Sing’s characters carry the movie, but it doesn’t live up to its name
Illumination is becoming quite a force to be reckoned with. Just short of Pixar and Disney, it continues to grow each and every movie. Using the minions as a selling point is working and continues to. Illumination’s second movie of the year has a great cast and some great characters, but the ‘teeny bopper’ type song covers make the songs unmemorable.
The once successful Moon Theatre was the host of some amazing plays. However, now it’s becoming a quite a dump. The owner of the theater, Buster Moon (Matthew McConaughey), has failed to make a single successful gig.
One day, he comes up with the idea that could save his decaying theater, a singing competition.

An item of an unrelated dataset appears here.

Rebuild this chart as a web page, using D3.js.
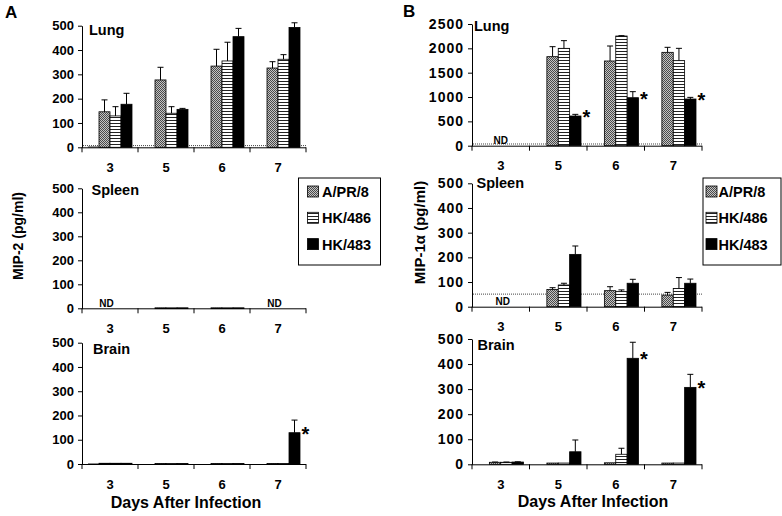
<!DOCTYPE html>
<html><head><meta charset="utf-8">
<script src="https://cdn.jsdelivr.net/npm/d3@7"></script>
<style>
html,body{margin:0;padding:0;background:#fff;}
svg{display:block;font-family:"Liberation Sans",Arial,sans-serif;}
</style></head>
<body>
<svg id="chart" width="782" height="516"></svg>
<script>
// ---------------- data ----------------
const days = ["3", "5", "6", "7"];
const strains = ["Mock", "A/PR/8", "HK/486", "HK/483"];
const legendStrains = ["A/PR/8", "HK/486", "HK/483"];
const ticks500 = [0, 100, 200, 300, 400, 500];
const ticks2500 = [0, 500, 1000, 1500, 2000, 2500];

// Panel A: MIP-2 (rows = strains in order Mock, A/PR/8, HK/486, HK/483; columns = days)
const mip2LungMean = [[3, 0, 0, 0], [146, 277, 334, 326], [129, 140, 355, 362], [177, 156, 455, 493]];
const mip2LungSD = [[0, 0, 0, 0], [49, 52, 69, 26], [38, 27, 77, 19], [45, 4, 34, 19]];
const mip2LungLimit = 7;
const mip2SpleenMean = [[0, 0, 0, 0], [0, 2, 2, 0], [0, 2, 2, 0], [0, 2, 2, 0]];
const mip2SpleenSD = [[0, 0, 0, 0], [0, 0, 0, 0], [0, 0, 0, 0], [0, 0, 0, 0]];
const mip2SpleenND = ["3", "7"];
const mip2BrainMean = [[2, 0, 0, 0], [3, 2, 2, 2], [3, 2, 2, 2], [3, 2, 2, 129]];
const mip2BrainSD = [[0, 0, 0, 0], [0, 0, 0, 0], [0, 0, 0, 0], [0, 0, 0, 52]];
const mip2BrainStars = ["7"];

// Panel B: MIP-1alpha
const mip1LungMean = [[0, 0, 0, 0], [0, 1829, 1740, 1918], [0, 2000, 2253, 1747], [0, 610, 986, 959]];
const mip1LungSD = [[0, 0, 0, 0], [0, 205, 308, 103], [0, 158, 7, 253], [0, 34, 124, 34]];
const mip1LungND = ["3"];
const mip1LungStars = ["5", "6", "7"];
const mip1LungLimit = 35;
const mip1SpleenMean = [[0, 0, 0, 0], [0, 70, 65, 47], [0, 88, 61, 74], [0, 212, 95, 95]];
const mip1SpleenSD = [[0, 0, 0, 0], [0, 7, 16, 11], [0, 7, 7, 44], [0, 34, 16, 17]];
const mip1SpleenND = ["3"];
const mip1SpleenLimit = 51;
const mip1BrainMean = [[0, 0, 0, 0], [8, 5, 6, 5], [8, 5, 40, 5], [9, 50, 423, 307]];
const mip1BrainSD = [[0, 0, 0, 0], [1, 0, 0, 0], [1, 0, 24, 0], [1, 47, 64, 52]];
const mip1BrainStars = ["6", "7"];

// ---------------- drawing ----------------
const svg = d3.select("#chart");
const defs = svg.append("defs");

// crosshatch grey texture
const p1 = defs.append("pattern").attr("id", "pat-apr8").attr("patternUnits", "userSpaceOnUse")
  .attr("width", 2).attr("height", 2);
p1.append("rect").attr("width", 2).attr("height", 2).attr("fill", "#c4c4c4");
p1.append("rect").attr("x", 0).attr("y", 0).attr("width", 1).attr("height", 1).attr("fill", "#4a4a4a");
p1.append("rect").attr("x", 1).attr("y", 1).attr("width", 1).attr("height", 1).attr("fill", "#4a4a4a");
// horizontal stripes
const p2 = defs.append("pattern").attr("id", "pat-hk486").attr("patternUnits", "userSpaceOnUse")
  .attr("width", 4).attr("height", 3);
p2.append("rect").attr("width", 4).attr("height", 3).attr("fill", "#fff");
p2.append("rect").attr("y", 0).attr("width", 4).attr("height", 1).attr("fill", "#222");

const fillOf = { "Mock": "#111", "A/PR/8": "url(#pat-apr8)", "HK/486": "url(#pat-hk486)", "HK/483": "#000" };

function drawPanel(cfg) {
  const g = svg.append("g");
  const x = d3.scaleBand().domain(days).range([cfg.x0, cfg.x1]);
  const xi = d3.scaleBand().domain(strains).range([6, x.bandwidth() - 6]);
  const y = d3.scaleLinear().domain([0, cfg.max]).range([cfg.yb, cfg.yt]);

  // detection limit dotted line
  if (cfg.limit != null) {
    g.append("line").attr("x1", cfg.x0 + 1).attr("x2", cfg.x1)
      .attr("y1", y(cfg.limit)).attr("y2", y(cfg.limit))
      .attr("stroke", "#444").attr("stroke-width", 1).attr("stroke-dasharray", "1,1");
  }

  // bars
  strains.forEach((s, si) => {
    days.forEach((d, di) => {
      const v = cfg.mean[si][di];
      if (v <= 0) return;
      const bx = x(d) + xi(s), bw = xi.bandwidth();
      g.append("rect").attr("x", bx).attr("y", y(v)).attr("width", bw)
        .attr("height", Math.max(0.8, y(0) - y(v)))
        .attr("fill", fillOf[s]).attr("stroke", "#000").attr("stroke-width", s === "Mock" ? 0 : 0.8);
      const sd = cfg.sd[si][di];
      if (sd > 0) {
        const cx = bx + bw / 2;
        g.append("line").attr("x1", cx).attr("x2", cx).attr("y1", y(v)).attr("y2", y(v + sd))
          .attr("stroke", "#000").attr("stroke-width", 1);
        g.append("line").attr("x1", cx - 3).attr("x2", cx + 3).attr("y1", y(v + sd)).attr("y2", y(v + sd))
          .attr("stroke", "#000").attr("stroke-width", 1);
      }
    });
  });

  // stars
  (cfg.stars || []).forEach(d => {
    const di = days.indexOf(d);
    const v = cfg.mean[3][di];
    g.append("text").attr("x", x(d) + xi("HK/483") + xi.bandwidth() + 1.5).attr("y", y(v) + 8)
      .attr("font-size", 20).attr("font-weight", "bold").text("*");
  });

  // ND
  (cfg.nd || []).forEach(d => {
    g.append("text").attr("x", x(d) + x.bandwidth() / 2 - cfg.ndShift).attr("y", y(0) - 1.5)
      .attr("text-anchor", "middle").attr("font-size", 10).attr("font-weight", "bold").text("ND");
  });

  // y axis
  const ya = g.append("g").attr("transform", `translate(${cfg.x0},0)`)
    .call(d3.axisLeft(y).tickValues(cfg.ticks).tickFormat(d3.format("d")).tickSize(4).tickSizeOuter(0).tickPadding(4));
  ya.select(".domain").attr("stroke", "#000");
  ya.selectAll(".tick line").attr("stroke", "#000");
  ya.selectAll("text").attr("font-size", cfg.tickFont).attr("font-weight", "bold")
    .attr("fill", "#000").attr("font-family", "Liberation Sans, Arial, sans-serif")
    .style("letter-spacing", cfg.tickSpacing + "px");

  // x axis line with ticks at band boundaries
  g.append("line").attr("x1", cfg.x0).attr("x2", cfg.x1).attr("y1", y(0) + 0.5).attr("y2", y(0) + 0.5)
    .attr("stroke", "#000");
  days.concat(["end"]).forEach((d, i) => {
    const tx = i < days.length ? x(d) : cfg.x1;
    g.append("line").attr("x1", tx).attr("x2", tx).attr("y1", y(0)).attr("y2", y(0) + 5).attr("stroke", "#000");
  });
  days.forEach(d => {
    g.append("text").attr("x", x(d) + x.bandwidth() / 2).attr("y", y(0) + 20).attr("dy", "0.35em")
      .attr("text-anchor", "middle").attr("font-size", 13).attr("font-weight", "bold").text(d);
  });

  // title
  g.append("text").attr("x", cfg.tx).attr("y", cfg.ty).attr("font-size", 14.5).attr("font-weight", "bold")
    .text(cfg.title);
}

// Panel A
const Ax0 = 82, Ax1 = 306;
drawPanel({ x0: Ax0, x1: Ax1, yb: 147.3, yt: 25.7, max: 500, ticks: ticks500, mean: mip2LungMean, sd: mip2LungSD,
  limit: mip2LungLimit, title: "Lung", tx: 89, ty: 35, tickFont: 13, tickSpacing: 0, ndShift: 3 });
drawPanel({ x0: Ax0, x1: Ax1, yb: 308.3, yt: 188.3, max: 500, ticks: ticks500, mean: mip2SpleenMean, sd: mip2SpleenSD,
  nd: mip2SpleenND, title: "Spleen", tx: 91.5, ty: 195, tickFont: 13, tickSpacing: 0, ndShift: 3.5 });
drawPanel({ x0: Ax0, x1: Ax1, yb: 464, yt: 342.7, max: 500, ticks: ticks500, mean: mip2BrainMean, sd: mip2BrainSD,
  stars: mip2BrainStars, title: "Brain", tx: 93, ty: 354, tickFont: 13, tickSpacing: 0, ndShift: 3 });

// Panel B
const Bx0 = 472, Bx1 = 702;
drawPanel({ x0: Bx0, x1: Bx1, yb: 145.7, yt: 24, max: 2500, ticks: ticks2500, mean: mip1LungMean, sd: mip1LungSD,
  limit: mip1LungLimit, nd: mip1LungND, stars: mip1LungStars, title: "Lung", tx: 474, ty: 30.5,
  tickFont: 14, tickSpacing: 1, ndShift: 0 });
drawPanel({ x0: Bx0, x1: Bx1, yb: 306.7, yt: 183.3, max: 500, ticks: ticks500, mean: mip1SpleenMean, sd: mip1SpleenSD,
  limit: mip1SpleenLimit, nd: mip1SpleenND, title: "Spleen", tx: 476.5, ty: 187.5,
  tickFont: 14, tickSpacing: 1, ndShift: -2 });
drawPanel({ x0: Bx0, x1: Bx1, yb: 464.3, yt: 339, max: 500, ticks: ticks500, mean: mip1BrainMean, sd: mip1BrainSD,
  stars: mip1BrainStars, title: "Brain", tx: 477.5, ty: 349.5, tickFont: 14, tickSpacing: 1, ndShift: 0 });

// panel letters
svg.append("text").attr("x", 5).attr("y", 18).attr("font-size", 17).attr("font-weight", "bold").text("A");
svg.append("text").attr("x", 403).attr("y", 17).attr("font-size", 17).attr("font-weight", "bold").text("B");

// axis titles
svg.append("text").attr("transform", "translate(23,236) rotate(-90)").attr("text-anchor", "middle")
  .attr("font-size", 14).attr("font-weight", "bold").text("MIP-2 (pg/ml)");
svg.append("text").attr("transform", "translate(425,232.5) rotate(-90)").attr("text-anchor", "middle")
  .attr("font-size", 15).attr("font-weight", "bold").text("MIP-1α (pg/ml)");
svg.append("text").attr("x", 186).attr("y", 507.5).attr("text-anchor", "middle")
  .attr("font-size", 16).attr("font-weight", "bold").text("Days After Infection");
svg.append("text").attr("x", 593).attr("y", 507).attr("text-anchor", "middle")
  .attr("font-size", 16).attr("font-weight", "bold").text("Days After Infection");

// legends
function drawLegend(lx, ly, w, h, sx, tx) {
  const g = svg.append("g");
  g.append("rect").attr("x", lx + 0.5).attr("y", ly + 0.5).attr("width", w).attr("height", h)
    .attr("fill", "#fff").attr("stroke", "#000").attr("stroke-width", 1);
  legendStrains.forEach((s, i) => {
    const yy = ly + 8.5 + i * 26.3;
    g.append("rect").attr("x", sx).attr("y", yy).attr("width", 11).attr("height", 11)
      .attr("fill", fillOf[s]).attr("stroke", "#000").attr("stroke-width", 0.8);
    g.append("text").attr("x", tx).attr("y", yy + 11).attr("font-size", 14.5).attr("font-weight", "bold").text(s);
  });
}
drawLegend(298, 177.5, 82, 87, 307.5, 322);
drawLegend(702.5, 177.5, 78, 87, 706, 718.5);
</script>
</body></html>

Johnny (Taron Egerton), Rosita (Reece Witherspoon), Ash (Scarlett Johansson), Mike (Seth McFarlene) and Meena (Tori Kelly) all give it a shot hoping to achieve their dream. Along the way, they find out that their dreams may require more sacrifices than they may be ready to deal with.
For a movie named Sing, it’s quite surprising that the singing is not the most exciting part. The characters are the real stars as they steal the show more than once. Each character is given a very human reason as to why they want to participate in the singing competition. The passionate and optimistic koala bear is beautifully voiced by a vibrant Matthew McConaughey. Taron Edgerton and Scarlett Johansson also give terrific performances as a gorilla trying to escape a difficult life and a wanna-be front singer porcupine. Each is given interesting stories, and those stories do carry the whole movie. To make your audience fall in love with every character is a hard thing to achieve and fortunately, Sing realizes just that.

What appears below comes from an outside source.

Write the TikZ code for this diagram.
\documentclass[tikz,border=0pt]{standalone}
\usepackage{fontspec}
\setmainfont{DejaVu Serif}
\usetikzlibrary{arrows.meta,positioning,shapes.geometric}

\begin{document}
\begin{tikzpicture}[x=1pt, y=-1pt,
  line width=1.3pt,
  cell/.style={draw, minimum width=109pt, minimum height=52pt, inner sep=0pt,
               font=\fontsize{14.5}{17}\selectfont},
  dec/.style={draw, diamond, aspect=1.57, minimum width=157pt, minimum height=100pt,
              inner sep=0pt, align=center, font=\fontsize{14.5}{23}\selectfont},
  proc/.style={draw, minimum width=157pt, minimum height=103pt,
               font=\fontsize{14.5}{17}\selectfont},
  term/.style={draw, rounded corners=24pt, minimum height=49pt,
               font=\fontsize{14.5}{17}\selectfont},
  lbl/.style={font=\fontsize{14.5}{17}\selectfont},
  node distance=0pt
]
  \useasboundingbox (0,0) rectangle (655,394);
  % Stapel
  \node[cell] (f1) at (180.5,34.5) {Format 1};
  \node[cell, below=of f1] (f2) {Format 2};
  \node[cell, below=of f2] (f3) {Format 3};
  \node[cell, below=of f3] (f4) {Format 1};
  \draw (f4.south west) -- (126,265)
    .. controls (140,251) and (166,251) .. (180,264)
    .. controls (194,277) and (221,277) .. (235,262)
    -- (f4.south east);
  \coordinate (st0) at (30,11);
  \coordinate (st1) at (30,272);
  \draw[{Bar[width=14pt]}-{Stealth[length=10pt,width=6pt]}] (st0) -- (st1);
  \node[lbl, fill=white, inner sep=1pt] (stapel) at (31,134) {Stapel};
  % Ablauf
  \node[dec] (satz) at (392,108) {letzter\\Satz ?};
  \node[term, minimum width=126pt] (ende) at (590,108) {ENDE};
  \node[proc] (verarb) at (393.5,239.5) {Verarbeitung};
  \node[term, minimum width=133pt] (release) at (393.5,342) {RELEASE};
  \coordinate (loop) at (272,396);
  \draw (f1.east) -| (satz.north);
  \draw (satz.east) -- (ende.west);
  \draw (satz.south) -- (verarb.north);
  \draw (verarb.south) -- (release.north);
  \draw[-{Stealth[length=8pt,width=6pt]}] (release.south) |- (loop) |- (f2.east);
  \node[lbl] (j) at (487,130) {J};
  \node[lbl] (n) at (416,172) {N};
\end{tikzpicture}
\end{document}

Not so memorable are the songs which are lacking. Actually, the songs are pretty terrible. Playing off the same mediocracy of Trolls‘ songs, Sing transforms well-known songs to a Mini-Pop Kids’ special. Almost every song is glossed over with techno beats and autotune making “I’m Still Standing” by Elton John almost unbearable. Worst is that the whole singing competition gimmick (apart from the auditions which were funny) feels like fillers.
It is only when director Gareth Jennings (Son of Rambow) finds a way to weave in the characters’ stories into its central singing competition plot that the story starts to shine. It makes up for the fact that the singing is mediocre. In the end, it’s not about the singing competition but about a group of people (or animals) fighting against the various obstacles to attain their dreams.
From all that Sing has working against it, it does end up working, and there are moments of pure brilliance, but one should wish for more from a studio which is currently up there with Pixar and Disney. The characters all work in their own ways, and you feel for them through their ups and downs. If you can get past the fact that a movie called Sing doesn’t have any great songs, then just like me, you will enjoy this film.